Obviously, the father has to be the breadwinner – protecting, sheltering and nurturing the family. This is the economic foundation of the home and is the necessary basis of all the other relationships in it. But, in theory, relatives or society could also provide this foundation. The father’s role, however, goes beyond just working to feed hungry mouths.

The father is the head of the Catholic home; the mother is its heart. Because the father is the head, he has to show leadership. This leadership doesn’t mean that he should be a tyrant; it just means that he should give the family its general direction, making sure above all else that the Law of God is respected by all the members, inside and outside the four walls. His wife is not his slave – she is (or should be) his best adviser. Saint Paul says that ‘wives [should be] subject to [their] husbands’, but he also says ‘husbands, love your wives, as Christ loved the Church’. Pope Pius XI explains that the subjection of the wife to the husband ‘does not take away the liberty which fully belongs to the woman both in view of her dignity as a human person, and in view of her most noble office as wife and mother and companion’. He continues: ‘But it forbids that exaggerated liberty which cares not for the good of the family; it forbids that in this body which is the family, the heart be separated from the head, to the great detriment of the body’. The Pope summarises the complementary and ordered roles of the father and mother in the following beautiful words: ‘For if the man is the head, the woman is the heart, and as he occupies the chief place in ruling, she ought to claim the chief place in love’.
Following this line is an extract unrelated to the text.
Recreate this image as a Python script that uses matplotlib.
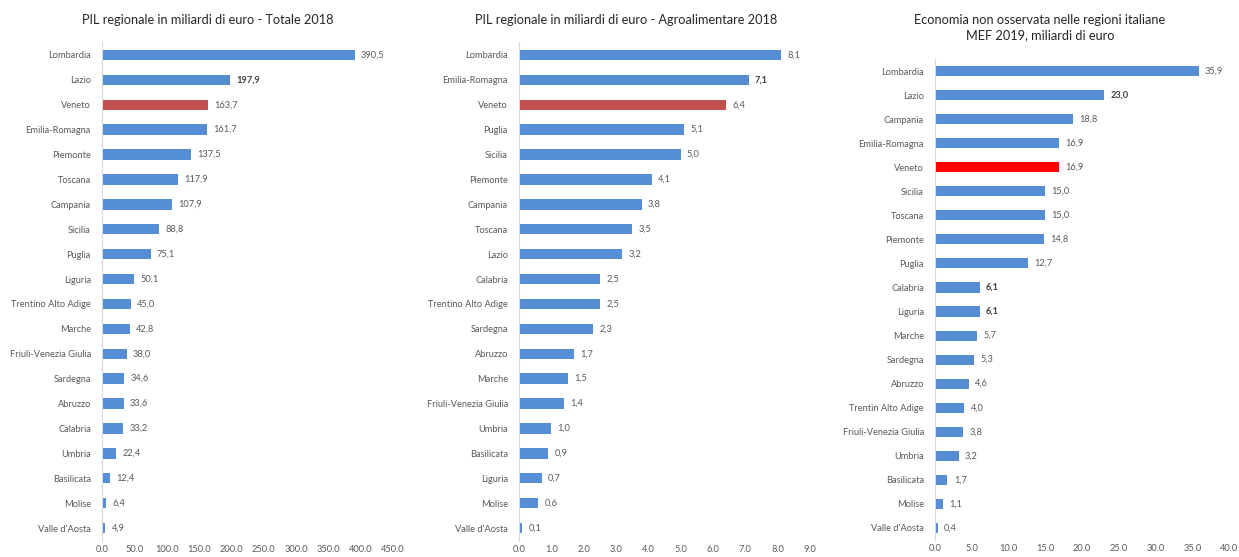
import matplotlib
matplotlib.use("Agg")
import matplotlib.pyplot as plt

plt.rcParams['font.family'] = ['Lato', 'DejaVu Sans']

# ---- data ----
regions_tot = ["Lombardia", "Lazio", "Veneto", "Emilia-Romagna", "Piemonte", "Toscana",
               "Campania", "Sicilia", "Puglia", "Liguria", "Trentino Alto Adige", "Marche",
               "Friuli-Venezia Giulia", "Sardegna", "Abruzzo", "Calabria", "Umbria",
               "Basilicata", "Molise", "Valle d'Aosta"]
values_tot = [390.5, 197.9, 163.7, 161.7, 137.5, 117.9, 107.9, 88.8, 75.1, 50.1, 45.0,
              42.8, 38.0, 34.6, 33.6, 33.2, 22.4, 12.4, 6.4, 4.9]
bold_tot = ["Lazio"]

regions_agro = ["Lombardia", "Emilia-Romagna", "Veneto", "Puglia", "Sicilia", "Piemonte",
                "Campania", "Toscana", "Lazio", "Calabria", "Trentino Alto Adige", "Sardegna",
                "Abruzzo", "Marche", "Friuli-Venezia Giulia", "Umbria", "Basilicata",
                "Liguria", "Molise", "Valle d'Aosta"]
values_agro = [8.1, 7.1, 6.4, 5.1, 5.0, 4.1, 3.8, 3.5, 3.2, 2.5, 2.5, 2.3, 1.7, 1.5, 1.4,
               1.0, 0.9, 0.7, 0.6, 0.1]
bold_agro = ["Emilia-Romagna"]

regions_nos = ["Lombardia", "Lazio", "Campania", "Emilia-Romagna", "Veneto", "Sicilia",
               "Toscana", "Piemonte", "Puglia", "Calabria", "Liguria", "Marche", "Sardegna",
               "Abruzzo", "Trentin Alto Adige", "Friuli-Venezia Giulia", "Umbria",
               "Basilicata", "Molise", "Valle d'Aosta"]
values_nos = [35.9, 23.0, 18.8, 16.9, 16.9, 15.0, 15.0, 14.8, 12.7, 6.1, 6.1, 5.7, 5.3,
              4.6, 4.0, 3.8, 3.2, 1.7, 1.1, 0.4]
bold_nos = ["Lazio", "Calabria", "Liguria"]

titles = ["PIL regionale in miliardi di euro - Totale 2018",
          "PIL regionale in miliardi di euro - Agroalimentare 2018",
          "Economia non osservata nelle regioni italiane\nMEF 2019, miliardi di euro"]
xticks_list = [[0, 50, 100, 150, 200, 250, 300, 350, 400, 450],
               [0, 1, 2, 3, 4, 5, 6, 7, 8, 9],
               [0, 5, 10, 15, 20, 25, 30, 35, 40]]

BLUE = "#558ED5"
RED1 = "#C0504D"
RED2 = "#FF0000"
TXT = "#595959"
FS = 6.7

fig = plt.figure(figsize=(12.39, 5.57), dpi=100)

axes_rects = [
    [102/1239, 1 - 540.5/557, 291/1239, (540.5 - 42.5)/557],
    [519/1239, 1 - 540.5/557, 291/1239, (540.5 - 42.5)/557],
    [935/1239, 1 - 540.0/557, 294/1239, (540.0 - 59.0)/557],
]

datasets = [(regions_tot, values_tot, bold_tot, RED1),
            (regions_agro, values_agro, bold_agro, RED1),
            (regions_nos, values_nos, bold_nos, RED2)]

for i, (rect, (regs, vals, bolds, red)) in enumerate(zip(axes_rects, datasets)):
    ax = fig.add_axes(rect)
    n = len(regs)
    ypos = list(range(n))
    colors = [red if r == "Veneto" else BLUE for r in regs]
    ax.barh(ypos, vals, height=0.42, color=colors)
    ax.set_ylim(n - 0.5, -0.5)
    xt = xticks_list[i]
    ax.set_xlim(0, xt[-1])
    ax.set_xticks(xt)
    ax.set_xticklabels([f"{v:.1f}" for v in xt], fontsize=FS, color=TXT)
    ax.set_yticks(ypos)
    ax.set_yticklabels(regs, fontsize=FS, color=TXT)
    ax.tick_params(axis='y', length=0, pad=8)
    ax.tick_params(axis='x', length=0, pad=3)
    for s in ["top", "right", "bottom"]:
        ax.spines[s].set_visible(False)
    ax.spines["left"].set_color("#D9D9D9")
    ax.spines["left"].set_linewidth(0.8)
    for y, v, r in zip(ypos, vals, regs):
        b = r in bolds
        ax.annotate(f"{v:.1f}".replace(".", ","), (v, y), xytext=(4.5, 0),
                    textcoords="offset points", va="center", ha="left",
                    fontsize=FS, color="#404040" if b else TXT,
                    fontweight="bold" if b else "normal")

TFS = 9.2
fig.text(208/1239, 1 - 20/557, titles[0], ha="center", va="center", fontsize=TFS, color="#262626")
fig.text(626/1239, 1 - 20/557, titles[1], ha="center", va="center", fontsize=TFS, color="#262626")
fig.text(1040/1239, 1 - 28/557, titles[2], ha="center", va="center", fontsize=TFS,
         color="#262626", linespacing=1.3)

fig.savefig("out.png", dpi=100)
An essential part of the father’s role is to co-operate with his wife in maintaining a Christian family circle or society. This implies setting up an atmosphere of mutual love, affection, respect, orderliness, security and peace which will allow the gradually unfolding personalities of his children to develop towards maturity. It also means ensuring that his children receive an education in the Faith and in morality, not just by words, but especially by example.

This is because the father is a model for his children. By his example, he shows his children what it is to be a man, a citizen, a husband, a father and a faithful follower of Christ. One way or another, the father’s example will leave a lasting mark on his children, whether it is good or evil.

The father is also a teacher. He doesn’t teach in the same, detailed, pains-taking way the mother does every day (although he should help her in this when time allows him) – he teaches more by transmitting his outlook on life, the principles he uses to guide his actions in life. He does this by chance conversations, by formally expressing his opinion, and by his routine comments on religion, politics, neighbours, family problems, job and so forth, but chiefly by the example of his actions.

Finally, the father must guide and support his children while they are going through the highly individualised process of moving from the submissiveness of childhood through the instability of adolescence, to the personal convictions and self-control of balanced maturity. This is especially true for his sons.

This is what it means to be a father – something which is impossible without constantly calling on the all-powerful Grace of God which fathers have a right to, since they have received the Sacrament of Matrimony.